Change is brewing on the Flathead River’s three forks as officials tasked with managing the Wild and Scenic Rivers System chart a new course on 219 miles of the popular recreation corridors as well as its more primitive stretches.
The changes have been mounting on numerous fronts since 1980, which is the last time a comprehensive river management plan for the Flathead system was reworked.
On July 31, managers with the Flathead National Forest, in coordination and partnership with Glacier National Park, released a draft Comprehensive River Management Plan (CRMP) for the three forks of the Flathead River — the North, South and Middle forks, which all bear federal designations under the Wild and Scenic River Act.
Work began on the lengthy process in October 2017 and is scheduled for completion in 2020.
The Wild and Scenic Rivers System has three river classifications: wild, scenic and recreational. A single river or river segment may be divided into different classifications, depending on the type and intensity of the development and access present along the river at the time of designation.
On the Flathead River system, all three levels of classification exist, and balancing them under the draft plan involves implementing “triggers” and “thresholds” that will prompt management actions, including permitting and limiting the sizes of float groups and restricting outfitters.
Managers use triggers and thresholds to help them set and evaluate levels of resource condition with a prescribed monitoring plan.
Before the plan is finalized, the agencies are conducting scoping and requesting public input on the proposed action, including the public’s desired river conditions and preferred markers indicating when officials will make a management decision or take action.
The three forks of the Flathead each possess unique characteristics that are considered in the management plan.
The North Fork separates the Flathead National Forest to the west from Glacier National Park to the east, running from the Canadian border to Columbia Falls. It’s also governed by divided management plans depending on which bank of the river you’re on.
The U.S. Forest Service side follows Montana state law, which allows camping anywhere below the high water mark. Glacier Park, however, only allows permitted backcountry camping.
Expectations by users differ between the 40-mile scenic portions of the North Fork, from the Canada border to Camas Bridge, and on the 19-mile recreational section from Camas to the confluence with the Middle Fork.
On the scenic section, where use has increased, the proposed management plan intends to preserve a more solitary experience.
“The desired recreation experience for this management unit includes a degree of solitude, which is affected by float parties encountered and party size,” according to the plan. Under the proposed action, managing floaters and shore party encounters with float parties will be addressed, including through group size limits, a permit system, outfitter restrictions, and other seasonal restrictions.
A “trigger” identified in the proposed plan would set a limit of encounters with other parties to no more than three per day during 60 percent of the peak use season between June and August. It sets a “threshold” of encounters with other parties at no more than three per day during 80 percent of the peak use season.

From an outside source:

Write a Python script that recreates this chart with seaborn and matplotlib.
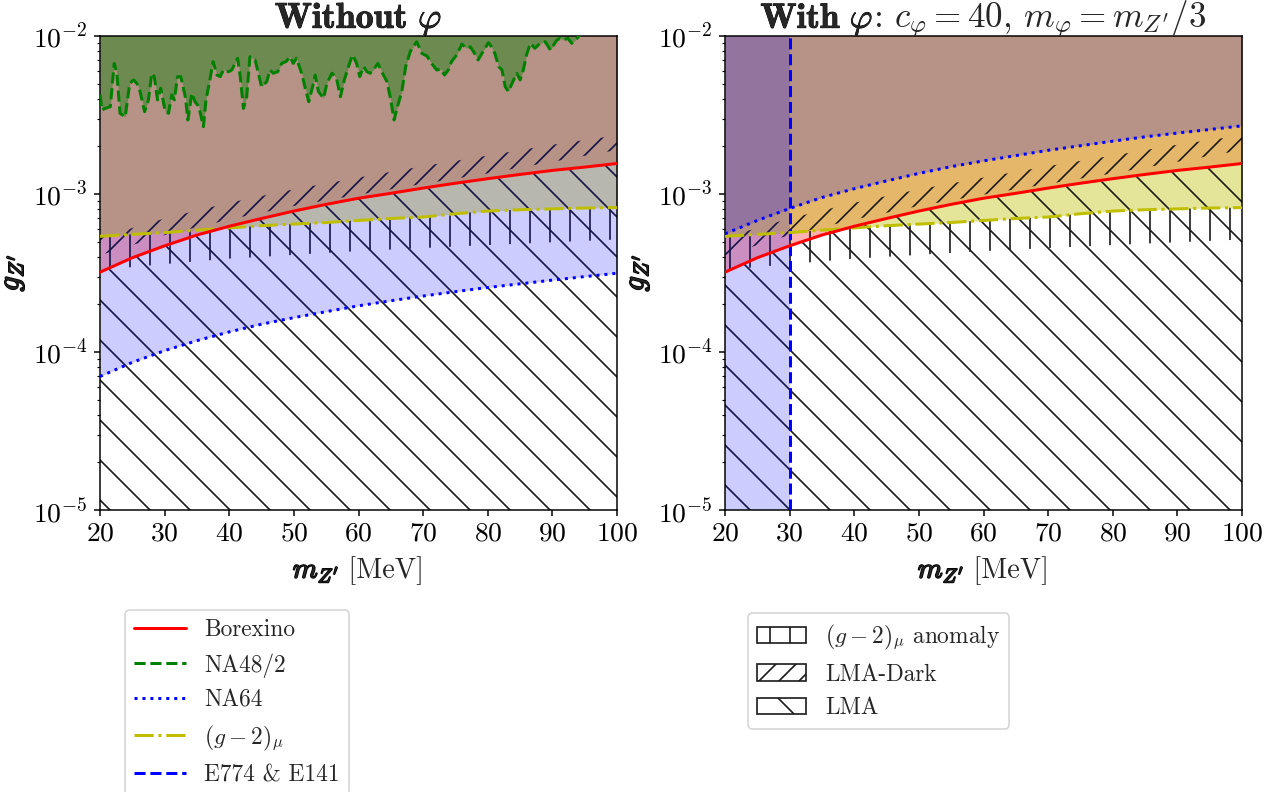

The Middle Fork springs out of the Bob Marshall Wilderness Area, where it’s reached by using a backcountry airfield or pack strings. When it departs the Bob Marshall and flows beneath U.S. Highway 2 east of Essex, its wilderness status changes to recreational. The change is noticeable as its day use explodes, and outfitters and floaters crowd the corridor, using multiple access points along the highway.

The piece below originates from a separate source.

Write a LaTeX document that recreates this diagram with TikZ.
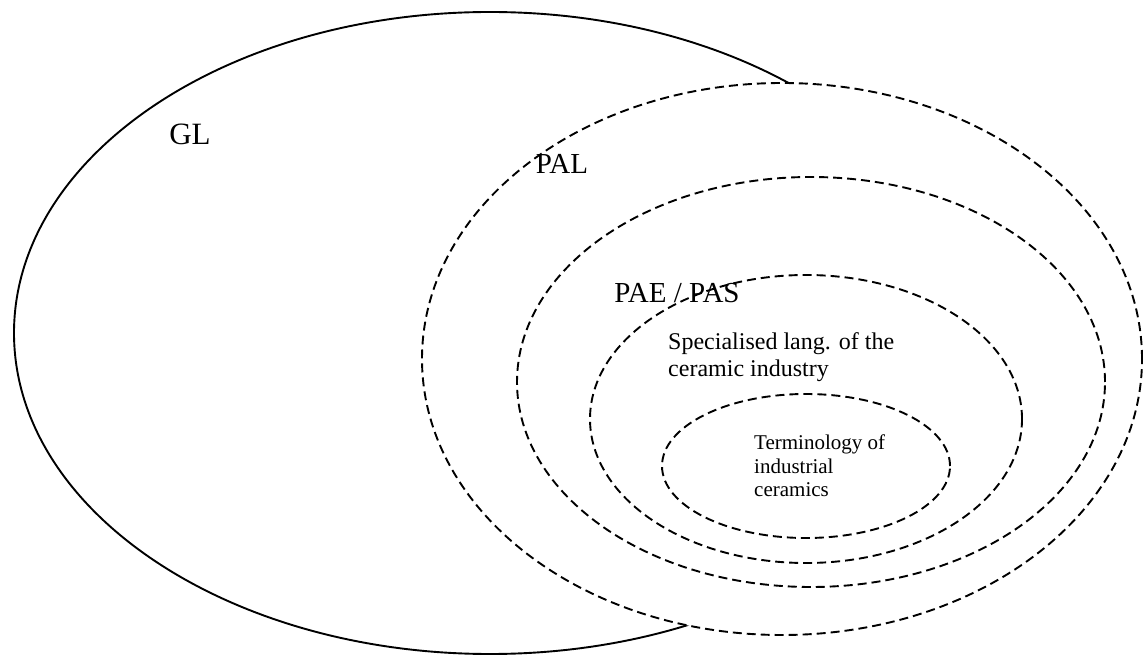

The proposed “trigger” for the remote 27-mile wilderness section of the Middle Fork limits encounters with other parties to no more than two per day during 60 percent of the peak use season, while the threshold calls for no more than two encounters with other parties during 80 percent of the peak use season.
However, on the 23-mile recreational segment from the confluence with Bear Creek to Cascadilla, the plan allows for encounters with five other parties per day during 60 percent of the peak use season, and the threshold calls for encounters with no more than five parties during 80 percent of the peak use season.

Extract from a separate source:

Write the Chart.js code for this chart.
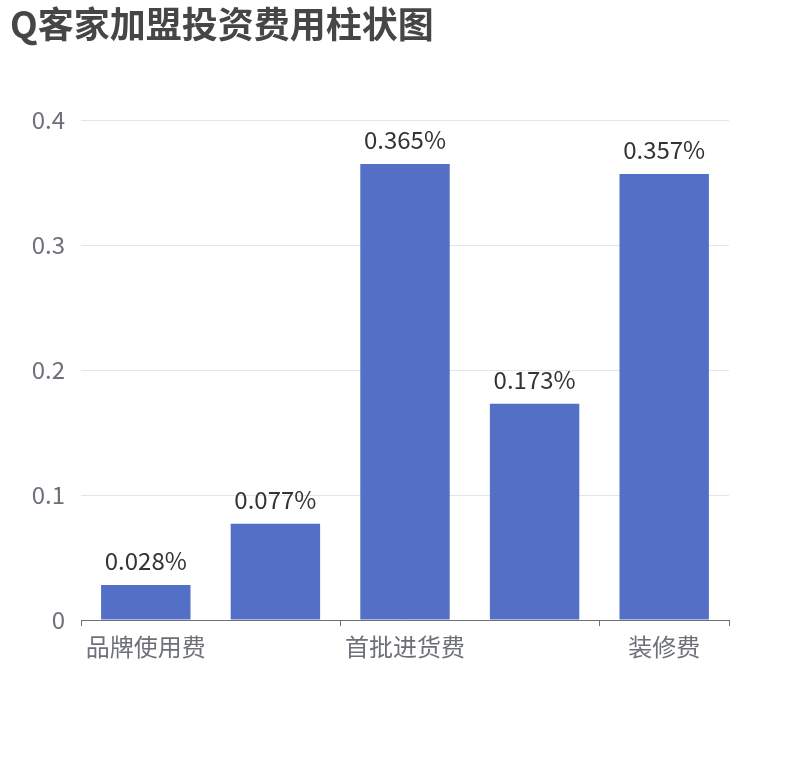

The 16-mile recreational segment from Cascadilla to West Glacier sets an even more liberal trigger of encounters with no more than 10 parties per day during 60 percent of the peak use season, and a threshold of no more than 10 encounters during 80 percent of the peak use season.
The South Fork also begins in that rugged chunk of Bob Marshall wilderness and flows into the Hungry Horse Reservoir. While a portion of its free-flowing section can only be accessed by aircraft or trail, another section can be reached by driving along the reservoir.
On the 38-mile wild and primitive segment from the confluence of Youngs and Danaher creeks to Mid Creek, the plan sets a trigger of encounters with no more than three parties per day during 60 percent of the peak use season, and a threshold of encounters with no more than three parties per day during 80 percent of the peak use season.
On the 9-mile recreational segment from the Swinging Bridge to Hungry Horse Reservoir, by contrast, the plan calls for a 60 percent chance of no more than 20 watercraft passing a certain point per day, and a threshold of an 80 percent of no more than 20 watercraft passing a certain point per day.
The public can provide comments by emailing them to firstname.lastname@example.org.
Two informational meetings will be held on Aug. 13 and Aug. 20 from 6 p.m. to 8 p.m. at the Arts and Technology Building at Flathead Valley Community College.